La consecuencia de su falta
de atención produjo su desespero, soledad y pérdida de enraizamiento. Lo
opuesto a creer en Dios no es el ateísmo, sino la sensación de soledad y
desamparo existencial. Con Dios todo se transfigura y se llena de sentido.
En medio de nuestra
enmarañada situación política actual, buscamos una verdadera experiencia de
Dios. Para eso, tenemos que ir más allá de la razón racional que comprende los
fenómenos por las ramas, los calcula, los manipula y los incluye en el juego de
los saberes de la objetividad científica y también de los intereses políticos
como los actuales. Ese espíritu de cálculo piensa sobre Dios pero no percibe a
Dios.
Tenemos que tener otro
espíritu, aquel que siente a Dios: el espíritu de finura y de cordialidad, de
admiración y de veneración. Es la razón cordial o sensible, que siente a Dios
desde el corazón.
Dios es más para ser sentido
a partir de la inteligencia cordial que para ser pensado a partir de la razón
intelectual. Entonces nos damos cuenta de que nunca estábamos solos. Una
Presencia inefable, misteriosa y amorosa nos acompañaba.

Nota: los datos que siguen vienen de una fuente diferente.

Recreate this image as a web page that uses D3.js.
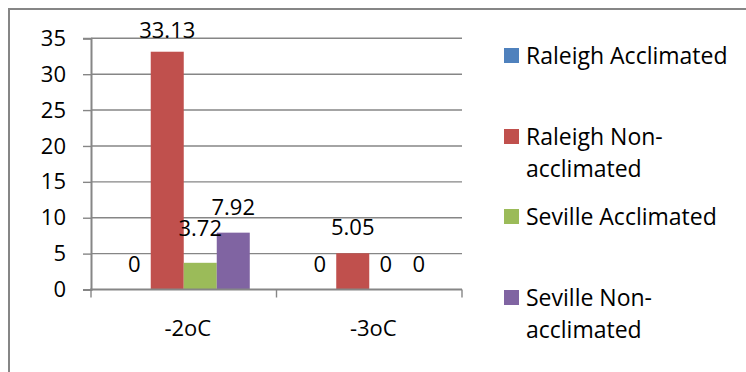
<!DOCTYPE html>
<html><head><meta charset="utf-8">
<script src="https://cdn.jsdelivr.net/npm/d3@7"></script>
<style>body{margin:0;background:#fff;}svg{display:block;}</style>
</head><body>
<svg id="chart" width="746" height="372"></svg>
<script>
// ---- data ----
const categories = ["-2oC", "-3oC"];
const seriesNames = ["Raleigh Acclimated", "Raleigh Non-acclimated", "Seville Acclimated", "Seville Non-acclimated"];
const raleighAcclimated = [0, 0];
const raleighNonAcclimated = [33.13, 5.05];
const sevilleAcclimated = [3.72, 0];
const sevilleNonAcclimated = [7.92, 0];
const yTicks = [0, 5, 10, 15, 20, 25, 30, 35];
const legendLines = [["Raleigh Acclimated"], ["Raleigh Non-", "acclimated"], ["Seville Acclimated"], ["Seville Non-", "acclimated"]];

// ---- styling / layout ----
const colors = ["#4F81BD", "#C0504D", "#9BBB59", "#8064A2"];
const FONT = "'Open Sans', 'Liberation Sans', sans-serif";
const FS = 22;
const FS_LEG = 23;
const grid = "#868686";
const seriesValues = [raleighAcclimated, raleighNonAcclimated, sevilleAcclimated, sevilleNonAcclimated];

const svg = d3.select("#chart");
svg.append("rect").attr("width", 746).attr("height", 372).attr("fill", "#fff");

// outer border (left + top visible)
svg.append("path").attr("d", "M9,372 V9 H746").attr("fill", "none").attr("stroke", grid).attr("stroke-width", 2);

const plot = {left: 91, right: 462, top: 38.3, bottom: 289.5};
const y = d3.scaleLinear().domain([0, 35]).range([plot.bottom, plot.top]);
const x0 = d3.scaleBand().domain(categories).range([plot.left, plot.right]).paddingInner(0).paddingOuter(0);
const x1 = d3.scaleBand().domain(seriesNames).range([0, x0.bandwidth()]).paddingInner(0).paddingOuter(0.81);

// gridlines
svg.append("g").selectAll("line").data(yTicks.filter(d => d > 0)).join("line")
  .attr("x1", plot.left).attr("x2", plot.right)
  .attr("y1", d => y(d)).attr("y2", d => y(d))
  .attr("stroke", grid).attr("stroke-width", 1.4);

// y axis
const yAxis = d3.axisLeft(y).tickValues(yTicks).tickSize(8).tickPadding(17).tickFormat(d3.format("d"));
const gy = svg.append("g").attr("transform", `translate(${plot.left},0)`).call(yAxis);
gy.select(".domain").attr("stroke", grid).attr("stroke-width", 2);
gy.selectAll(".tick line").attr("stroke", grid).attr("stroke-width", 1.4);
gy.selectAll(".tick text").attr("font-family", FONT).attr("font-size", FS).attr("fill", "#000");

// bars
const groups = svg.append("g").selectAll("g").data(categories).join("g")
  .attr("transform", d => `translate(${x0(d)},0)`);
groups.selectAll("rect").data((c, ci) => seriesNames.map((s, si) => ({s, si, v: seriesValues[si][ci]})))
  .join("rect")
  .attr("x", d => x1(d.s)).attr("width", x1.bandwidth())
  .attr("y", d => y(d.v)).attr("height", d => y(0) - y(d.v))
  .attr("fill", d => colors[d.si]);

// x axis
const xAxisLine = svg.append("g");
xAxisLine.append("line").attr("x1", plot.left - 1).attr("x2", plot.right).attr("y1", y(0)).attr("y2", y(0))
  .attr("stroke", grid).attr("stroke-width", 2);
const xTickPos = [plot.left].concat(categories.map(c => x0(c) + x0.bandwidth()));
xAxisLine.selectAll("line.t").data(xTickPos).join("line").attr("class", "t")
  .attr("x1", d => d).attr("x2", d => d).attr("y1", y(0)).attr("y2", y(0) + 8)
  .attr("stroke", grid).attr("stroke-width", 1.4);
svg.append("g").selectAll("text").data(categories).join("text")
  .attr("x", d => x0(d) + x0.bandwidth() / 2 + 4).attr("y", 336)
  .attr("text-anchor", "middle").attr("font-family", FONT).attr("font-size", FS).attr("fill", "#000")
  .text(d => d);

// data labels
const nudge = {"-2oC|Seville Acclimated": -9};
groups.selectAll("text").data((c, ci) => seriesNames.map((s, si) => ({c, s, si, v: seriesValues[si][ci]})))
  .join("text")
  .attr("x", d => x1(d.s) + x1.bandwidth() / 2)
  .attr("y", d => Math.max(y(d.v) - 18, plot.top - 0.5) + (nudge[d.c + "|" + d.s] || 0))
  .attr("text-anchor", "middle").attr("font-family", FONT).attr("font-size", FS).attr("fill", "#000")
  .text(d => d3.format("")(d.v));

// legend
const legendTop = [48, 129, 209, 290];
const lg = svg.append("g").selectAll("g").data(seriesNames).join("g");
lg.append("rect").attr("x", 504).attr("y", (d, i) => legendTop[i]).attr("width", 15).attr("height", 15)
  .attr("fill", (d, i) => colors[i]);
lg.each(function(d, i) {
  const t = d3.select(this).append("text").attr("font-family", FONT).attr("font-size", FS_LEG).attr("fill", "#000");
  legendLines[i].forEach((ln, k) => {
    t.append("tspan").attr("x", 526).attr("y", legendTop[i] + 16 + k * 32).text(ln);
  });
});
</script>
</body></html>
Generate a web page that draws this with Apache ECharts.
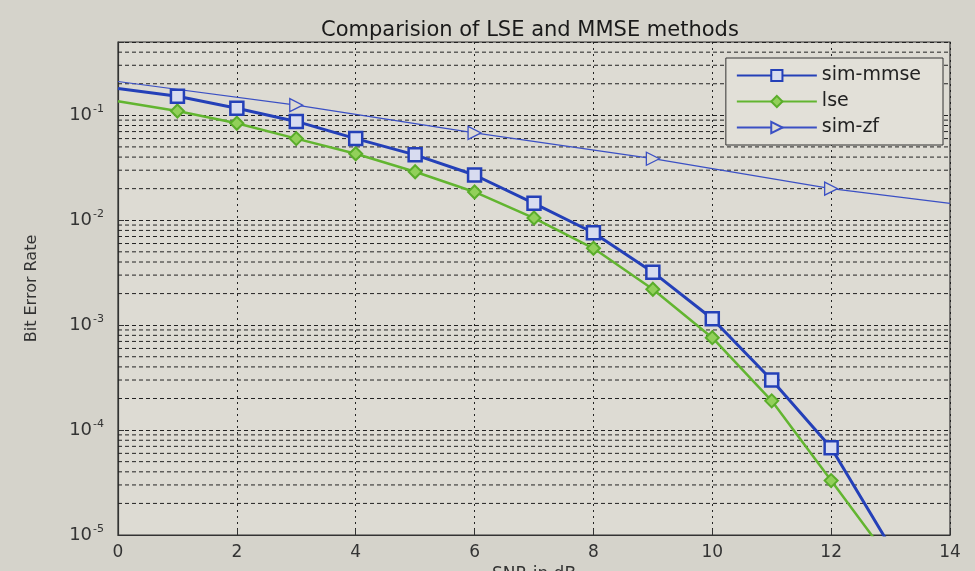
<!DOCTYPE html>
<html>
<head>
<meta charset="utf-8">
<title>Comparision of LSE and MMSE methods</title>
<script src="https://cdn.jsdelivr.net/npm/echarts@6/dist/echarts.min.js"></script>
<style>
  html, body { margin: 0; padding: 0; background: #d5d3cb; }
  #main { width: 975px; height: 571px; }
</style>
</head>
<body>
<div id="main"></div>
<script>
// values (BER, log scale)
var snr = [0, 1, 2, 3, 4, 5, 6, 7, 8, 9, 10, 11, 12, 13];
var mmse = [0.18, 0.152, 0.117, 0.0875, 0.060, 0.042, 0.027, 0.0145, 0.0076, 0.0032, 0.00115, 0.0003, 0.000068, 0.0000077];
var lse = [0.136, 0.11, 0.084, 0.060, 0.043, 0.029, 0.0186, 0.0105, 0.0054, 0.0022, 0.00076, 0.00019, 0.000033, 0.0000057];
var zfSnr = [0, 3, 6, 9, 12, 14];
var zf = [0.21, 0.125, 0.068, 0.0386, 0.020, 0.0145];

/*点：端点不画标记*/
function pts(xs, ys, noMark) {
    return xs.map(function (x, i) {
        var item = { value: [x, ys[i]] };
        if (noMark.indexOf(x) >= 0) { item.symbol = 'none'; }
        return item;
    });
}

/*次网格线 2..9 x 10^k*/
var minor = [];
for (var k = -5; k <= -1; k++) {
    for (var m = 2; m <= 9; m++) {
        var v = m * Math.pow(10, k);
        if (v < 0.5) { minor.push([0, v]); }
    }
}

var font = 'DejaVu Sans, Liberation Sans, Arial, sans-serif';
var myChart = echarts.init(document.getElementById('main'));
var option = {
    backgroundColor: '#d5d3cb',
    animation: false,
    textStyle: { fontFamily: font },
    title: {
        text: 'Comparision of LSE and MMSE methods',
        left: 316,
        top: 15,
        textStyle: { fontSize: 21, fontWeight: 'normal', color: '#1a1a1a', fontFamily: font }
    },
    grid: {
        left: 118, right: 25, top: 42, bottom: 36,
        outerBoundsMode: 'none',
        show: true,
        backgroundColor: '#dddbd3',
        borderColor: '#333',
        borderWidth: 1.2
    },
    legend: {
        orient: 'vertical',
        right: 32,
        top: 58,
        data: ['sim-mmse', 'lse', 'sim-zf'],
        itemWidth: 80,
        itemHeight: 14,
        itemGap: 7,
        padding: [8, 22, 8, 10],
        backgroundColor: '#e2e0d8',
        borderColor: '#333',
        borderWidth: 1,
        textStyle: { fontSize: 19, color: '#222', fontFamily: font }
    },
    xAxis: {
        type: 'value',
        min: 0, max: 14, interval: 2,
        name: 'SNR in dB',
        nameLocation: 'middle',
        nameGap: 22,
        nameTextStyle: { fontSize: 17, color: '#333', fontFamily: font },
        axisLine: { show: true, lineStyle: { color: '#333', width: 1.2 } },
        axisTick: { show: true, inside: true, length: 6, lineStyle: { color: '#333' } },
        axisLabel: { fontSize: 17, color: '#333', margin: 9 },
        splitLine: { show: true, lineStyle: { type: [2, 4], color: '#222', width: 1 } }
    },
    yAxis: {
        type: 'log',
        logBase: 10,
        min: 1e-5, max: 0.5,
        name: 'Bit Error Rate',
        nameLocation: 'middle',
        nameGap: 78,
        nameTextStyle: { fontSize: 16, color: '#333', fontFamily: font },
        axisLine: { show: true, lineStyle: { color: '#333', width: 1.2 } },
        axisTick: { show: true, inside: true, length: 6, lineStyle: { color: '#333' } },
        axisLabel: {
            margin: 14,
            color: '#333',
            fontSize: 18,
            formatter: function (val) {
                var e = Math.log10(val);
                if (Math.abs(e - Math.round(e)) > 1e-6) { return ''; }
                return '10{sup|' + Math.round(e) + '}';
            },
            rich: {
                sup: { fontSize: 11, verticalAlign: 'top', padding: [0, 0, 12, 1], color: '#333' }
            }
        },
        splitLine: { show: true, lineStyle: { type: [4, 3], color: '#222', width: 1 } }
    },
    series: [{
        name: 'minor-grid',
        type: 'custom',
        silent: true,
        data: minor,
        encode: { x: 0, y: 1 },
        renderItem: function (params, api) {
            var y = api.value(1);
            var p1 = api.coord([0, y]);
            var p2 = api.coord([14, y]);
            return {
                type: 'line',
                shape: { x1: p1[0], y1: p1[1], x2: p2[0], y2: p2[1] },
                style: { stroke: '#222', lineWidth: 1, lineDash: [4, 3] },
                silent: true
            };
        },
        z: 1
    }, {
        name: 'sim-mmse',
        type: 'line',
        data: pts(snr, mmse, [0, 13]),
        clip: true,
        symbol: 'rect',
        symbolSize: 13,
        lineStyle: { color: '#2440b8', width: 3 },
        itemStyle: { color: '#d8dcf0', borderColor: '#2440b8', borderWidth: 2.5 },
        z: 4
    }, {
        name: 'lse',
        type: 'line',
        data: pts(snr, lse, [0, 13]),
        clip: true,
        symbol: 'diamond',
        symbolSize: 13,
        lineStyle: { color: '#62b530', width: 2.5 },
        itemStyle: { color: '#92d05a', borderColor: '#5aad2a', borderWidth: 2 },
        z: 3
    }, {
        name: 'sim-zf',
        type: 'line',
        data: pts(zfSnr, zf, [0, 14]),
        clip: true,
        symbol: 'triangle',
        symbolRotate: -90,
        symbolSize: 13,
        lineStyle: { color: '#3b50c4', width: 1.2 },
        itemStyle: { color: '#dddbd3', borderColor: '#3b50c4', borderWidth: 1.3 },
        z: 2
    }]
};
myChart.setOption(option);
</script>
</body>
</html>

¿No será por eso no acabamos
nunca de preguntarnos por Dios, siglo tras siglo? ¿No será por eso que siempre
arde nuestro corazón cuando nos entretenemos con Él? ¿No será el adviento de
Él, del sin Nombre y del Misterio que nos habita? ¿No es por eso que creemos
que hay siempre una solución para nuestros problemas?